Este final abierto me llevó a El Monte Análogo, la "novela de
aventuras alpinas no euclidianas y simbólicamente auténticas", que dejó
inacabada al morir, en 1944, René Daumal. Se trataba de encontrar "la
montaña simbólica por excelencia" y su autor –alma del grupo surrealista
disidente de la revista Le Grand Jeu– solo tuvo tiempo de contar
la indagación, científica y esotérica, para situar en el mapa el pico
desconocido; la formación del grupo expedicionario; la llegada a la isla
donde se levanta el monte, y apenas el comienzo del camino, el encuentro
con los habitantes, extraña sociedad entre utópica y borgiana. Si el
relato, fresco y sugerente, extrema el papel espiritual de las altas
cumbres, su negativo está en las páginas que dedica a la leyenda de "los
hombres huecos". En coincidencia con Eliot –"somos los hombres huecos/
somos hombres de trapo/ unos en otros apoyados/ con cabezas de paja"–
compone una intensa figura: "Los hombres huecos viven en la piedra, se
pasean por ella como cavernas móviles. Se pasean sobre el hielo como
burbujas de forma humana. El vacío es su único alimento, comen la forma
de los cadáveres y se embriagan de palabras huecas". Es un mito de la
montaña, dice Daumal. Y antes el narrador había explicado el miedo "a la
muerte que experimento a cada instante, a la muerte de esa voz que
también a mí desde el fondo de mi infancia me pregunta '¿Qué soy?'
Cuando esa voz calla, me convierto en un armazón hueco, un cadáver que
se agita". Es la angustia de la identidad: vacío y muerte, fantasía de
hombres huecos. La montaña –abierta a la trascendencia celeste–
ofrecería acceso al sentido, redención para esa amenaza de oquedad.

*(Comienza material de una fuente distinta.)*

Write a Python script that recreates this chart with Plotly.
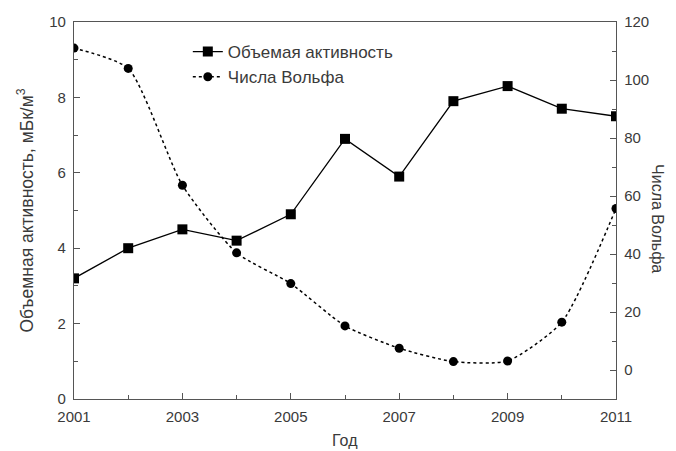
import plotly.graph_objects as go

years = [2001, 2002, 2003, 2004, 2005, 2006, 2007, 2008, 2009, 2010, 2011]
activity = [3.2, 4.0, 4.5, 4.2, 4.9, 6.9, 5.9, 7.9, 8.3, 7.7, 7.5]
wolf = [111.0, 104.0, 63.7, 40.4, 29.8, 15.2, 7.5, 2.9, 3.1, 16.5, 55.7]

activity_name = "Объемая активность"
wolf_name = "Числа Вольфа"
left_title = "Объемная активность, мБк/м<sup>3</sup>"
right_title = "Числа Вольфа"
x_title = "Год"

FONT = "Liberation Sans, Arial, sans-serif"
TEXT = "#3a3a3a"
AXIS = "#555555"

fig = go.Figure()
fig.add_trace(go.Scatter(
    x=years, y=activity, name=activity_name, mode="lines+markers",
    line=dict(color="black", width=1.3),
    marker=dict(symbol="square", size=10, color="black"),
    yaxis="y",
))
fig.add_trace(go.Scatter(
    x=years, y=wolf, name=wolf_name, mode="lines+markers",
    line=dict(color="black", width=1.5, dash="dot", shape="spline", smoothing=0.6),
    marker=dict(symbol="circle", size=9, color="black"),
    yaxis="y2",
))

common_axis = dict(
    showgrid=False, zeroline=False, showline=True, linecolor=AXIS, linewidth=1.3,
    ticks="inside", ticklen=6, tickwidth=1.2, tickcolor=AXIS,
    tickfont=dict(family=FONT, size=15, color=TEXT),
)

fig.update_layout(
    width=676, height=451,
    margin=dict(l=74, r=60, t=22, b=52),
    paper_bgcolor="white", plot_bgcolor="white",
    font=dict(family=FONT, color=TEXT),
    xaxis=dict(
        range=[2001, 2011], tickvals=[2001, 2003, 2005, 2007, 2009, 2011],
        mirror=True, ticklabelstandoff=4,
        minor=dict(tickvals=[2002, 2004, 2006, 2008, 2010], ticks="inside", ticklen=4,
                   tickcolor=AXIS, tickwidth=1.2),
        **common_axis,
    ),
    yaxis=dict(
        range=[0, 10], dtick=2, tick0=0,
        minor=dict(dtick=1, ticks="inside", ticklen=4, tickcolor=AXIS, tickwidth=1.2),
        ticklabelstandoff=4,
        **common_axis,
    ),
    yaxis2=dict(
        range=[-10, 120], dtick=20, tick0=0, overlaying="y", side="right",
        minor=dict(dtick=10, ticks="inside", ticklen=4, tickcolor=AXIS, tickwidth=1.2),
        ticklabelstandoff=4,
        **common_axis,
    ),
    legend=dict(
        x=0.21, y=0.968, xanchor="left", yanchor="top",
        bgcolor="rgba(0,0,0,0)", borderwidth=0,
        font=dict(family=FONT, size=17, color=TEXT),
        tracegroupgap=0, itemwidth=30,
    ),
    showlegend=True,
    annotations=[
        dict(text=left_title, xref="paper", yref="paper", x=-0.0904, y=0.5,
             xanchor="center", yanchor="middle", textangle=-90, showarrow=False,
             font=dict(family=FONT, size=17.5, color=TEXT)),
        dict(text=right_title, xref="paper", yref="paper", x=1.0775, y=0.48,
             xanchor="center", yanchor="middle", textangle=90, showarrow=False,
             font=dict(family=FONT, size=16, color=TEXT)),
        dict(text=x_title, xref="paper", yref="paper", x=0.5, y=-0.109,
             xanchor="center", yanchor="middle", showarrow=False,
             font=dict(family=FONT, size=16, color=TEXT)),
    ],
)

fig.write_html("out.html")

Pero suena la canción de Kafka. Su alegre escena fantasmal
parodia este conflicto y el empeño que genera; se ríe, hace un gesto de
extrañeza, celebra, siempre con lucidez sin semejanza: "Vamos tan
contentos; el viento se cuela por los intersticios del grupo y de
nuestros cuerpos. En la montaña nuestras gargantas se sienten libres. Es
asombroso que no cantemos".
Lecturas:
Franz Kafka, "La excursión a la montaña", en: La condena.
Traducción de J.R.Wilcok. Madrid, Alianza, 1986.
Mahmud Darwix, En presencia de la ausencia. Traducción de Luz
Gómez García. Valencia, Pre-Textos, 2011.
Francesco Petrarca, Subida al Monte Ventoso. Traducción de
Plácido de Prada. Palma de Mallorca, Olañeta, 2011.
Peter Handke, La doctrina del Sainte-Victoire. Traducción de
Eustaquio Barjau. Madrid, Alianza, 1985.
–, Lento regreso. Traducción de Eustaquio Barjau. Madrid,
Alianza, 1985.
René Daumal, El monte Análogo. Traducción de María Teresa
Gallego. Girona, Atalanta, 2006.
T.S.Eliot, "Los hombres huecos", traducción de Jordi Doce, en: La
tierra baldía, Cuatro cuartetos y otros poemas. Edición de Juan
Malpartida y Jordi Doce. Barcelona, Galaxia Gutenberg, Barcelona, 2001.